*Instruction:* Please transcribe the data that follows without the pictures, keeping every word the same.

*Source material:*
________________________________________

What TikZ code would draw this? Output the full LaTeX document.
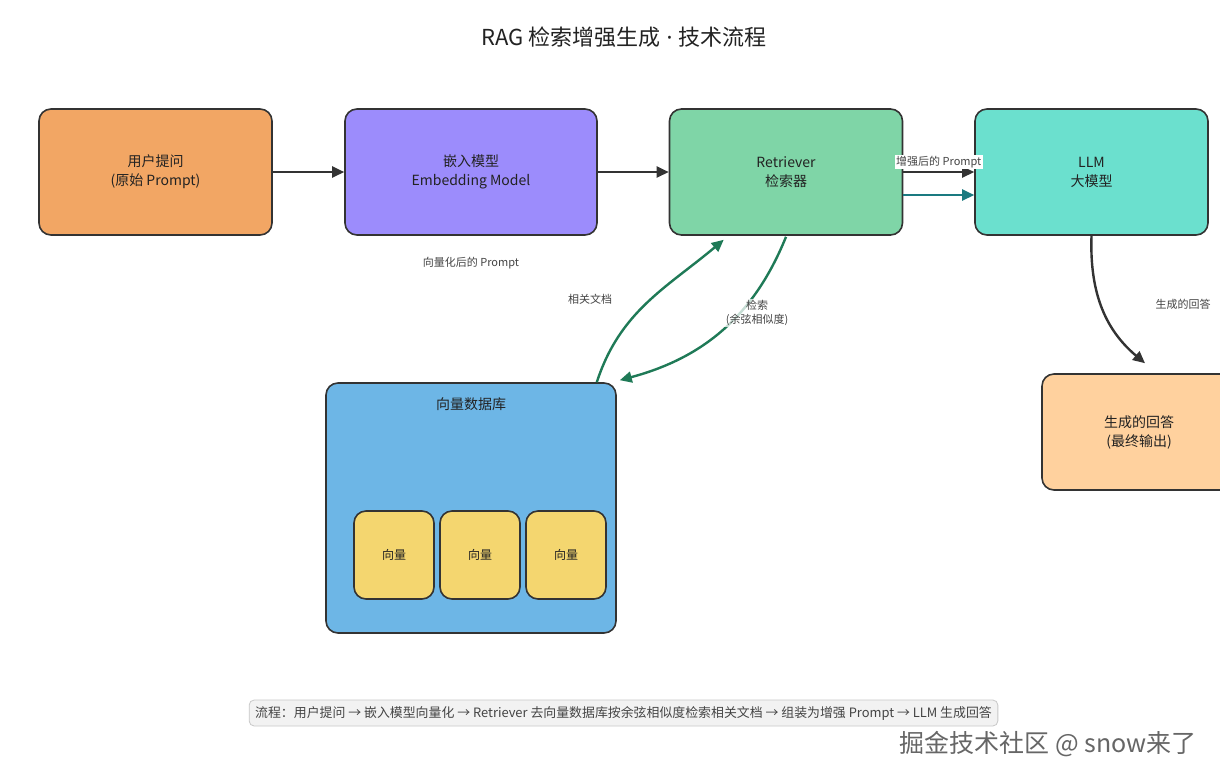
\documentclass[tikz,border=0pt]{standalone}
\usepackage{fontspec}
\setmainfont{Noto Sans CJK SC}
\newfontfamily\latinfont{Noto Sans}
\usetikzlibrary{arrows.meta}
\definecolor{askc}{HTML}{F2A664}
\definecolor{embc}{HTML}{9C8CFC}
\definecolor{retc}{HTML}{7FD5A7}
\definecolor{llmc}{HTML}{6BE0CE}
\definecolor{ansc}{HTML}{FFD19E}
\definecolor{dbc}{HTML}{6DB6E6}
\definecolor{vecc}{HTML}{F4D66F}
\definecolor{linec}{HTML}{333333}
\definecolor{textc}{HTML}{222222}
\definecolor{lblc}{HTML}{444444}
\definecolor{tealc}{HTML}{1A7A80}
\definecolor{greenc}{HTML}{1F7A57}
\definecolor{footbg}{HTML}{F2F2F2}
\definecolor{footc}{HTML}{C8C8C8}
\tikzset{
    box/.style={draw=linec, line width=1.6pt, rounded corners=12pt, minimum width=233pt, minimum height=126pt, align=center, text=textc, font=\fontsize{14}{19}\selectfont},
    vecbox/.style={draw=linec, line width=1.6pt, rounded corners=12pt, fill=vecc, minimum width=80pt, minimum height=88pt, text=textc, font=\fontsize{12}{14}\selectfont},
    flow/.style={draw=linec, line width=2.4pt, -{Triangle[length=12pt,width=11pt]}},
    tflow/.style={flow, draw=tealc},
    gflow/.style={flow, draw=greenc},
    lbl/.style={text=lblc, font=\fontsize{11}{14}\selectfont, align=center, inner sep=1.5pt}
}
\begin{document}
\begin{tikzpicture}[x=1pt,y=1pt]
    \useasboundingbox[fill=white] (0,0) rectangle (1220,-780);
    \node[text=textc, font=\fontsize{22}{26}\selectfont] (title) at (624,-37) {RAG 检索增强生成{\latinfont\ ·\ }技术流程};
    \node[box, fill=askc] (ask) at (155.5,-172) {用户提问\\(原始 Prompt)};
    \node[box, fill=embc, minimum width=252pt] (emb) at (471,-172) {嵌入模型\\Embedding Model};
    \node[box, fill=retc] (ret) at (786,-172) {Retriever\\检索器};
    \node[box, fill=llmc] (llm) at (1091.5,-172) {LLM\\大模型};
    \node[box, fill=ansc, minimum width=194pt, minimum height=116pt] (ans) at (1139,-432) {生成的回答\\(最终输出)};
    \node[box, fill=dbc, minimum width=290pt, minimum height=250pt] (db) at (471,-508) {};
    \node[text=textc, font=\fontsize{14}{17}\selectfont] (dbtitle) at (471,-404) {向量数据库};
    \foreach \x [count=\k] in {394,480,566}
        {
        \node[vecbox] (vec\k) at (\x,-555) {向量};
        }
    \draw[flow] (ask) -- (emb);
    \draw[flow] (emb) -- (ret);
    \draw[flow] (ret.east) -- node[lbl, fill=white, yshift=10pt] (lblaug) {增强后的 Prompt} (llm.west);
    \draw[tflow] ([yshift=-23pt]ret.east) -- ([yshift=-23pt]llm.west);
    \draw[gflow] ([xshift=-20pt]db.north east) to[out=72, in=-140] ([xshift=55pt, yshift=-4pt]ret.south west);
    \draw[gflow] ([yshift=-1pt]ret.south) to[out=-112, in=15] ([xshift=3pt, yshift=2pt]db.north east);
    \draw[flow] (llm.south) to[out=-92, in=140] ([xshift=6pt, yshift=10pt]ans.north);
    \node[lbl] (lblvec) at (471,-263) {向量化后的 Prompt};
    \node[lbl] (lbldoc) at (590,-299) {相关文档};
    \node[lbl, fill=white, fill opacity=0.75, text opacity=1] (lblsearch) at (757,-313) {检索\\(余弦相似度)};
    \node[lbl] (lblans) at (1183,-304) {生成的回答};
    \node[draw=footc, fill=footbg, line width=0.8pt, rounded corners=5pt, minimum height=26pt, inner xsep=6pt, text=lblc, font=\fontsize{12.9}{14}\selectfont] (foot) at (623.5,-713) {流程：用户提问 → 嵌入模型向量化 → Retriever 去向量数据库按余弦相似度检索相关文档 → 组装为增强 Prompt → LLM 生成回答};
    \node[text=black!60, font=\fontsize{25}{28}\selectfont] (mark) at (1048,-744) {掘金技术社区 @ snow来了};
\end{tikzpicture}
\end{document}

________________________________________

*The answer:*
What TikZ code would draw this? Output the full LaTeX document.
\documentclass[tikz,border=0pt]{standalone}
\usepackage{fontspec}
\setmainfont{Noto Sans CJK SC}
\newfontfamily\latinfont{Noto Sans}
\usetikzlibrary{arrows.meta}
\definecolor{askc}{HTML}{F2A664}
\definecolor{embc}{HTML}{9C8CFC}
\definecolor{retc}{HTML}{7FD5A7}
\definecolor{llmc}{HTML}{6BE0CE}
\definecolor{ansc}{HTML}{FFD19E}
\definecolor{dbc}{HTML}{6DB6E6}
\definecolor{vecc}{HTML}{F4D66F}
\definecolor{linec}{HTML}{333333}
\definecolor{textc}{HTML}{222222}
\definecolor{lblc}{HTML}{444444}
\definecolor{tealc}{HTML}{1A7A80}
\definecolor{greenc}{HTML}{1F7A57}
\definecolor{footbg}{HTML}{F2F2F2}
\definecolor{footc}{HTML}{C8C8C8}
\tikzset{
    box/.style={draw=linec, line width=1.6pt, rounded corners=12pt, minimum width=233pt, minimum height=126pt, align=center, text=textc, font=\fontsize{14}{19}\selectfont},
    vecbox/.style={draw=linec, line width=1.6pt, rounded corners=12pt, fill=vecc, minimum width=80pt, minimum height=88pt, text=textc, font=\fontsize{12}{14}\selectfont},
    flow/.style={draw=linec, line width=2.4pt, -{Triangle[length=12pt,width=11pt]}},
    tflow/.style={flow, draw=tealc},
    gflow/.style={flow, draw=greenc},
    lbl/.style={text=lblc, font=\fontsize{11}{14}\selectfont, align=center, inner sep=1.5pt}
}
\begin{document}
\begin{tikzpicture}[x=1pt,y=1pt]
    \useasboundingbox[fill=white] (0,0) rectangle (1220,-780);
    \node[text=textc, font=\fontsize{22}{26}\selectfont] (title) at (624,-37) {RAG 检索增强生成{\latinfont\ ·\ }技术流程};
    \node[box, fill=askc] (ask) at (155.5,-172) {用户提问\\(原始 Prompt)};
    \node[box, fill=embc, minimum width=252pt] (emb) at (471,-172) {嵌入模型\\Embedding Model};
    \node[box, fill=retc] (ret) at (786,-172) {Retriever\\检索器};
    \node[box, fill=llmc] (llm) at (1091.5,-172) {LLM\\大模型};
    \node[box, fill=ansc, minimum width=194pt, minimum height=116pt] (ans) at (1139,-432) {生成的回答\\(最终输出)};
    \node[box, fill=dbc, minimum width=290pt, minimum height=250pt] (db) at (471,-508) {};
    \node[text=textc, font=\fontsize{14}{17}\selectfont] (dbtitle) at (471,-404) {向量数据库};
    \foreach \x [count=\k] in {394,480,566}
        {
        \node[vecbox] (vec\k) at (\x,-555) {向量};
        }
    \draw[flow] (ask) -- (emb);
    \draw[flow] (emb) -- (ret);
    \draw[flow] (ret.east) -- node[lbl, fill=white, yshift=10pt] (lblaug) {增强后的 Prompt} (llm.west);
    \draw[tflow] ([yshift=-23pt]ret.east) -- ([yshift=-23pt]llm.west);
    \draw[gflow] ([xshift=-20pt]db.north east) to[out=72, in=-140] ([xshift=55pt, yshift=-4pt]ret.south west);
    \draw[gflow] ([yshift=-1pt]ret.south) to[out=-112, in=15] ([xshift=3pt, yshift=2pt]db.north east);
    \draw[flow] (llm.south) to[out=-92, in=140] ([xshift=6pt, yshift=10pt]ans.north);
    \node[lbl] (lblvec) at (471,-263) {向量化后的 Prompt};
    \node[lbl] (lbldoc) at (590,-299) {相关文档};
    \node[lbl, fill=white, fill opacity=0.75, text opacity=1] (lblsearch) at (757,-313) {检索\\(余弦相似度)};
    \node[lbl] (lblans) at (1183,-304) {生成的回答};
    \node[draw=footc, fill=footbg, line width=0.8pt, rounded corners=5pt, minimum height=26pt, inner xsep=6pt, text=lblc, font=\fontsize{12.9}{14}\selectfont] (foot) at (623.5,-713) {流程：用户提问 → 嵌入模型向量化 → Retriever 去向量数据库按余弦相似度检索相关文档 → 组装为增强 Prompt → LLM 生成回答};
    \node[text=black!60, font=\fontsize{25}{28}\selectfont] (mark) at (1048,-744) {掘金技术社区 @ snow来了};
\end{tikzpicture}
\end{document}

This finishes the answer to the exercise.